Kanaya lalu memeluk Axel, anak lelaki semata wayangnya. "Axel sama suster dulu ya. Axel boleh makan es krim tapi satu cup aja ya. Makanan yang dikasih suster dihabiskan ya. Mama pergi sebentar. Nanti siang kita ke rumah oma ya. Oma katanya kangen mau peluk Axel." Kanaya mencium kepala Axel berkali-kali. Anak itu sudah lebih rileks ketimbang saat kejadian tadi.

Kanaya baru saja akan masuk mobil ketika Pak RT dan beberapa tetangga sudah datang berdiri di luar pagar yang sudah hancur. Wah bakal ditanya-tanya ini.

"Eh Pak RT, assalamu'alaikum Pak.." Kanaya tidak jadi masuk ke dalam mobil. Ia menghampiri Pak RT dan beberapa tetangga yang datang. Pak RT dan yang lainnya kompak menjawab salam.

"Maaf Bu, saya baru dikabarin satpam, ada kejadian apa ya Bu.
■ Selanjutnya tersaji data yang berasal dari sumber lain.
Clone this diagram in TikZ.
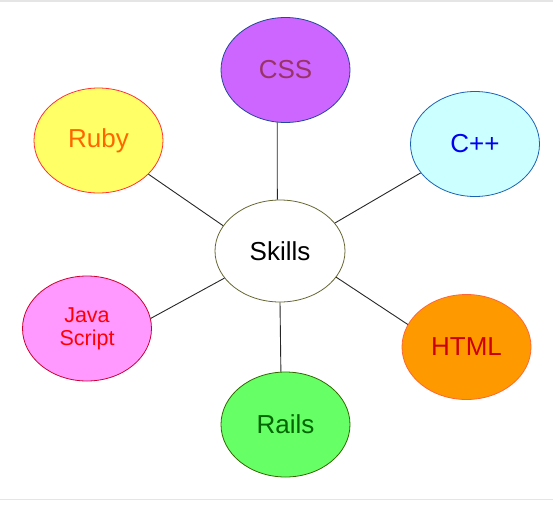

Pagar Ibu sampai hancur begini."

"Aduh maaf Pak RT, jadi ngerepotin pagi-pagi. Pagar rumah saya memang mau diganti Pak, jadi dirubuhin dulu Pak. Hehe sengaja kok Pak. Hehe... Maaf ya bapak bapak juga, terganggu ya dengan suaranya runtuhnya."

"Eh iya Bu..," Jawab seorang bapak mewakili. Sepertinya tetangga Kanaya. "Tadi saya dan orang rumah dengar suara seperti menabrak, brakkk! kencang sekali. Sekitar dua tiga kali. Trus dengar suara orang menjerit. Jadi saya langsung telepon satpam dan Pak RT. Maaf ya Bu."

"Oh iya saya yang minta maaf karena jadi mengagetkan. Suara jeritan karena seru seru kaget gitu Pak lihatnya tadi, hehe, maaf ya Pak."

"Oh ya tadi memang ada mobil pajero Bu, ijin masuk komplek, ninggalin KTP, nama di KTPnya Seiko Bu, katanya mau ke rumah ibu Kanaya. Mereka juga menyebutkan alamat detil ibu. Itu tamu ibu ya Bu." Pak satpam sekarang ikut bicara.

Seiko? Kanaya langsung teringat istrinya Agit. Benar kan dugaanku katanya dalam hati, Seiko yang menghancurkan pagar rumahnya. Padahal tadi Agit sengit sekali membela istrinya.